> _WRITTEN TASK_
Every line below that holds the string "this" should be copied out.

> _ROWS_
------------------------

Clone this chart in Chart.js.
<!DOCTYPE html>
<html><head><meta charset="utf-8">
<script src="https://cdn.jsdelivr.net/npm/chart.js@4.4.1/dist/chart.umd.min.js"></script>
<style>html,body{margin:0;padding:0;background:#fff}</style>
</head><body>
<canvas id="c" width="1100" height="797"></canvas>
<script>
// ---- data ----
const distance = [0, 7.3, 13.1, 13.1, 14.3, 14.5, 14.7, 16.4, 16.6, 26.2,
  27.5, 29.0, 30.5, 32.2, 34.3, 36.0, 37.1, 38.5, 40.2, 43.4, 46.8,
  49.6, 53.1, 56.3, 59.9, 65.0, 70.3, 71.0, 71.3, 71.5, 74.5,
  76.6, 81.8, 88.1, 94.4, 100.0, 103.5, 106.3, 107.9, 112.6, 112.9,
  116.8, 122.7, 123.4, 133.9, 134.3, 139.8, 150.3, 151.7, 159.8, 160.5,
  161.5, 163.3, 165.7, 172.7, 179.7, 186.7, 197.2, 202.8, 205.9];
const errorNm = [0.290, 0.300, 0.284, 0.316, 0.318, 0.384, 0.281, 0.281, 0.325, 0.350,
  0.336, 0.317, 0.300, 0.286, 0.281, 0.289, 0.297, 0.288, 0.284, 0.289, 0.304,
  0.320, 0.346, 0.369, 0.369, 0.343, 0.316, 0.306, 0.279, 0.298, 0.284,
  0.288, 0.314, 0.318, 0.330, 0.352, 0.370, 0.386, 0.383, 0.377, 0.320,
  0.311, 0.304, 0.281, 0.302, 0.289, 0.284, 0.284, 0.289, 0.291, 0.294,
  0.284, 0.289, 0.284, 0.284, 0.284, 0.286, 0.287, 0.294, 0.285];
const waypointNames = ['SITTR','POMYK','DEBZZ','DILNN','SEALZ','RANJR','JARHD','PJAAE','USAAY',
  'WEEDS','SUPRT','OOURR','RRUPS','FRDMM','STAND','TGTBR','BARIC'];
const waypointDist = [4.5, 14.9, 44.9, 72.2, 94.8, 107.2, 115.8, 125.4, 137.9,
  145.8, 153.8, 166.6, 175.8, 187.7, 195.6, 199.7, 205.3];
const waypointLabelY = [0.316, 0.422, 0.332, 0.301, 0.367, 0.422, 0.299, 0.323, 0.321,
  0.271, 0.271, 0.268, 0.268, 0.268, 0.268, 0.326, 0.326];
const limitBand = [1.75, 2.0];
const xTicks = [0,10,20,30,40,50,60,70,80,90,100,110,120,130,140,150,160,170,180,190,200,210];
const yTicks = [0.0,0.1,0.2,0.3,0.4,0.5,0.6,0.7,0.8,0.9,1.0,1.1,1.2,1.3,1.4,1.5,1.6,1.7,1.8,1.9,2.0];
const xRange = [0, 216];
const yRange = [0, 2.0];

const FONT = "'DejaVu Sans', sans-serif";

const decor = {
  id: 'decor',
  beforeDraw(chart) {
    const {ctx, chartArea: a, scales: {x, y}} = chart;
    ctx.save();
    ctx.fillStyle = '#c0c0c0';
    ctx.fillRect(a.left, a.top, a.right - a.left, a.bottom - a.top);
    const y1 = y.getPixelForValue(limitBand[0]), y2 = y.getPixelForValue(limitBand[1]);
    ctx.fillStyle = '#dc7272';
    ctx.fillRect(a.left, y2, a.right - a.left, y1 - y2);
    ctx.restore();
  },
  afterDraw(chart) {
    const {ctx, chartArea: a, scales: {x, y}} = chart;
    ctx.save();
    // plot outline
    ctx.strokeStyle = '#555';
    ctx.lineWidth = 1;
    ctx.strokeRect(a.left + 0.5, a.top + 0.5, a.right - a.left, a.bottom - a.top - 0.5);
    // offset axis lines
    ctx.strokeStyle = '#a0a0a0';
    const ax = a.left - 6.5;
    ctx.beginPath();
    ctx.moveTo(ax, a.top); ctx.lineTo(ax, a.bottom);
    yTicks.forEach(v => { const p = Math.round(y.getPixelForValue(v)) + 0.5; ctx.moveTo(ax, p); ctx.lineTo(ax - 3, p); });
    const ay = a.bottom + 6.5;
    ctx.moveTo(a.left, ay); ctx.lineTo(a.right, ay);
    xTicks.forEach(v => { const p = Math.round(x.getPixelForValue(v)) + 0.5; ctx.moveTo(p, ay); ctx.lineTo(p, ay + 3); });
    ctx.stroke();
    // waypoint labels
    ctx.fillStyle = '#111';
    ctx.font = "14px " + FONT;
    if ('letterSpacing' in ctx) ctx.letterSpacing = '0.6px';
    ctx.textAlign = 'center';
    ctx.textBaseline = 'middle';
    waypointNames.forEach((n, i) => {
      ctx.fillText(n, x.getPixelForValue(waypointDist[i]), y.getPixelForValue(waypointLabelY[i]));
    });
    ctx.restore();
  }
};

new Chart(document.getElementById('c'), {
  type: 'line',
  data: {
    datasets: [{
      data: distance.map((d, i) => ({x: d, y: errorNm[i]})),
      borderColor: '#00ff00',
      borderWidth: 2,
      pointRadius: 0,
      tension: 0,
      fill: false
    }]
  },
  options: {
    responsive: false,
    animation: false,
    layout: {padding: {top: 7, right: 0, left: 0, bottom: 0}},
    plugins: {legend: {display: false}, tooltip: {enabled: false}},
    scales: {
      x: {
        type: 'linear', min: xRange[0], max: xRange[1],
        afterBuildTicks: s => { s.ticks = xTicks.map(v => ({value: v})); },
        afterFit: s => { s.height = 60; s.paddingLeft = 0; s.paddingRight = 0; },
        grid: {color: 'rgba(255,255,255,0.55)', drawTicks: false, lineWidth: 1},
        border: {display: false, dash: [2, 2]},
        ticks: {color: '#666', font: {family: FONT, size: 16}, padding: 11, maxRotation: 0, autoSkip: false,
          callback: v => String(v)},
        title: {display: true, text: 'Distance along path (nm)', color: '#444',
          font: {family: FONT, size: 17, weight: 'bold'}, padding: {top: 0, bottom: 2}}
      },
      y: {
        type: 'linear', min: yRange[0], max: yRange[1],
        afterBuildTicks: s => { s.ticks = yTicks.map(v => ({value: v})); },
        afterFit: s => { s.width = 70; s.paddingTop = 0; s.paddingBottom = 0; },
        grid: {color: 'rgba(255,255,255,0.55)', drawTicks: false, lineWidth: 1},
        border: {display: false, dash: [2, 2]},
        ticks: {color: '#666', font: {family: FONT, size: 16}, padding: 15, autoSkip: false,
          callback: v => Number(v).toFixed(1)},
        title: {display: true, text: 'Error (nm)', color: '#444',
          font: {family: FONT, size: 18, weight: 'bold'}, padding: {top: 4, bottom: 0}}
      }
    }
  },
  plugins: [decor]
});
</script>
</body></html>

------------------------

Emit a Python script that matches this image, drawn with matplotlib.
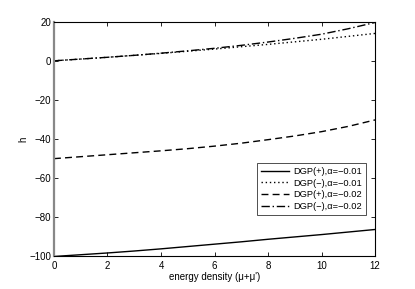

------------------------

> _THE OUTPUT_
Clone this chart in Chart.js.
Emit a Python script that matches this image, drawn with matplotlib.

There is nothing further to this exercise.